■ PROBLEM DETAILS: Produce an exact transcription of the listing below, omitting the pictures.
— START OF COLLECTED DATA —
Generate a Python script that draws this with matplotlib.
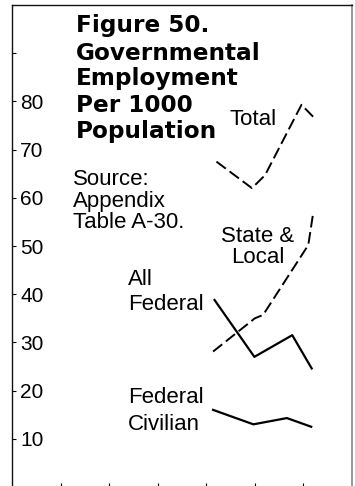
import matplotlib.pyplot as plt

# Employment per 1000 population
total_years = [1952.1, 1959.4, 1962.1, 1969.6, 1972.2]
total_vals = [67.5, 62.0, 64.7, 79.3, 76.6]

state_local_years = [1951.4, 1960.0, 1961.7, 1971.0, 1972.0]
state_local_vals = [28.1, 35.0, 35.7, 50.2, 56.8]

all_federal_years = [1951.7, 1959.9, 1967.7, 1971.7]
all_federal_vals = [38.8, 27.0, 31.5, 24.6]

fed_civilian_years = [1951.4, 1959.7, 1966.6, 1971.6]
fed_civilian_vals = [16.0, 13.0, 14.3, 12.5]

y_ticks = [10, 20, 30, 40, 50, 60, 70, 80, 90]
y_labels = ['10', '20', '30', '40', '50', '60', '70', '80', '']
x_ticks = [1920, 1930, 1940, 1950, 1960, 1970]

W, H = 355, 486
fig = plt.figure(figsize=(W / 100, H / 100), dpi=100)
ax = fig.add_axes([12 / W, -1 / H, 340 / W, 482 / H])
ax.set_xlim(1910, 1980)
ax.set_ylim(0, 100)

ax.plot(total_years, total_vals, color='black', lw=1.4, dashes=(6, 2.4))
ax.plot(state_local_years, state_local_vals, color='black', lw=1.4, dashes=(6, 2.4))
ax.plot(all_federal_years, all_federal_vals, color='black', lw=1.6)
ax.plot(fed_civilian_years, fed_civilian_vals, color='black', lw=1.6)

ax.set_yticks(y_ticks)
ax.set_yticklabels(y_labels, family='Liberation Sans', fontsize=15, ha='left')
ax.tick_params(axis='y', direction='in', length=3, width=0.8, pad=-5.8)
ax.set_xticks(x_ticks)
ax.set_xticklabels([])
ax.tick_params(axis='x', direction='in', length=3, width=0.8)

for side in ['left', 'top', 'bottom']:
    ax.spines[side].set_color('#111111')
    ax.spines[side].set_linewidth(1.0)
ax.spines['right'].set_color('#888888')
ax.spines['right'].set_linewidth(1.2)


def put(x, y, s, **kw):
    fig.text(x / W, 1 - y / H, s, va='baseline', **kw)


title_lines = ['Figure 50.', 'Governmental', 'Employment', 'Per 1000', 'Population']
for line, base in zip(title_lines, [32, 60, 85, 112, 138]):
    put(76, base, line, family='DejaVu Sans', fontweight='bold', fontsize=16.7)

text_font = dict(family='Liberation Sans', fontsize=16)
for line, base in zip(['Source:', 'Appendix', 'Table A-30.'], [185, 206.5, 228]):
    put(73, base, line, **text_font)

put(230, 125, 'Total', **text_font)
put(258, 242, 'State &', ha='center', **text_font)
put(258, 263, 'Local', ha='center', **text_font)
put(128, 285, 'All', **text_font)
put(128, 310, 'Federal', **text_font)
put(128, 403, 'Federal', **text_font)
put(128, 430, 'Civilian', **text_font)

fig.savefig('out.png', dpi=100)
— END OF COLLECTED DATA —
■ EXERCISE ANSWER:
Generate a Python script that draws this with matplotlib.
import matplotlib.pyplot as plt

# Employment per 1000 population
total_years = [1952.1, 1959.4, 1962.1, 1969.6, 1972.2]
total_vals = [67.5, 62.0, 64.7, 79.3, 76.6]

state_local_years = [1951.4, 1960.0, 1961.7, 1971.0, 1972.0]
state_local_vals = [28.1, 35.0, 35.7, 50.2, 56.8]

all_federal_years = [1951.7, 1959.9, 1967.7, 1971.7]
all_federal_vals = [38.8, 27.0, 31.5, 24.6]

fed_civilian_years = [1951.4, 1959.7, 1966.6, 1971.6]
fed_civilian_vals = [16.0, 13.0, 14.3, 12.5]

y_ticks = [10, 20, 30, 40, 50, 60, 70, 80, 90]
y_labels = ['10', '20', '30', '40', '50', '60', '70', '80', '']
x_ticks = [1920, 1930, 1940, 1950, 1960, 1970]

W, H = 355, 486
fig = plt.figure(figsize=(W / 100, H / 100), dpi=100)
ax = fig.add_axes([12 / W, -1 / H, 340 / W, 482 / H])
ax.set_xlim(1910, 1980)
ax.set_ylim(0, 100)

ax.plot(total_years, total_vals, color='black', lw=1.4, dashes=(6, 2.4))
ax.plot(state_local_years, state_local_vals, color='black', lw=1.4, dashes=(6, 2.4))
ax.plot(all_federal_years, all_federal_vals, color='black', lw=1.6)
ax.plot(fed_civilian_years, fed_civilian_vals, color='black', lw=1.6)

ax.set_yticks(y_ticks)
ax.set_yticklabels(y_labels, family='Liberation Sans', fontsize=15, ha='left')
ax.tick_params(axis='y', direction='in', length=3, width=0.8, pad=-5.8)
ax.set_xticks(x_ticks)
ax.set_xticklabels([])
ax.tick_params(axis='x', direction='in', length=3, width=0.8)

for side in ['left', 'top', 'bottom']:
    ax.spines[side].set_color('#111111')
    ax.spines[side].set_linewidth(1.0)
ax.spines['right'].set_color('#888888')
ax.spines['right'].set_linewidth(1.2)


def put(x, y, s, **kw):
    fig.text(x / W, 1 - y / H, s, va='baseline', **kw)


title_lines = ['Figure 50.', 'Governmental', 'Employment', 'Per 1000', 'Population']
for line, base in zip(title_lines, [32, 60, 85, 112, 138]):
    put(76, base, line, family='DejaVu Sans', fontweight='bold', fontsize=16.7)

text_font = dict(family='Liberation Sans', fontsize=16)
for line, base in zip(['Source:', 'Appendix', 'Table A-30.'], [185, 206.5, 228]):
    put(73, base, line, **text_font)

put(230, 125, 'Total', **text_font)
put(258, 242, 'State &', ha='center', **text_font)
put(258, 263, 'Local', ha='center', **text_font)
put(128, 285, 'All', **text_font)
put(128, 310, 'Federal', **text_font)
put(128, 403, 'Federal', **text_font)
put(128, 430, 'Civilian', **text_font)

fig.savefig('out.png', dpi=100)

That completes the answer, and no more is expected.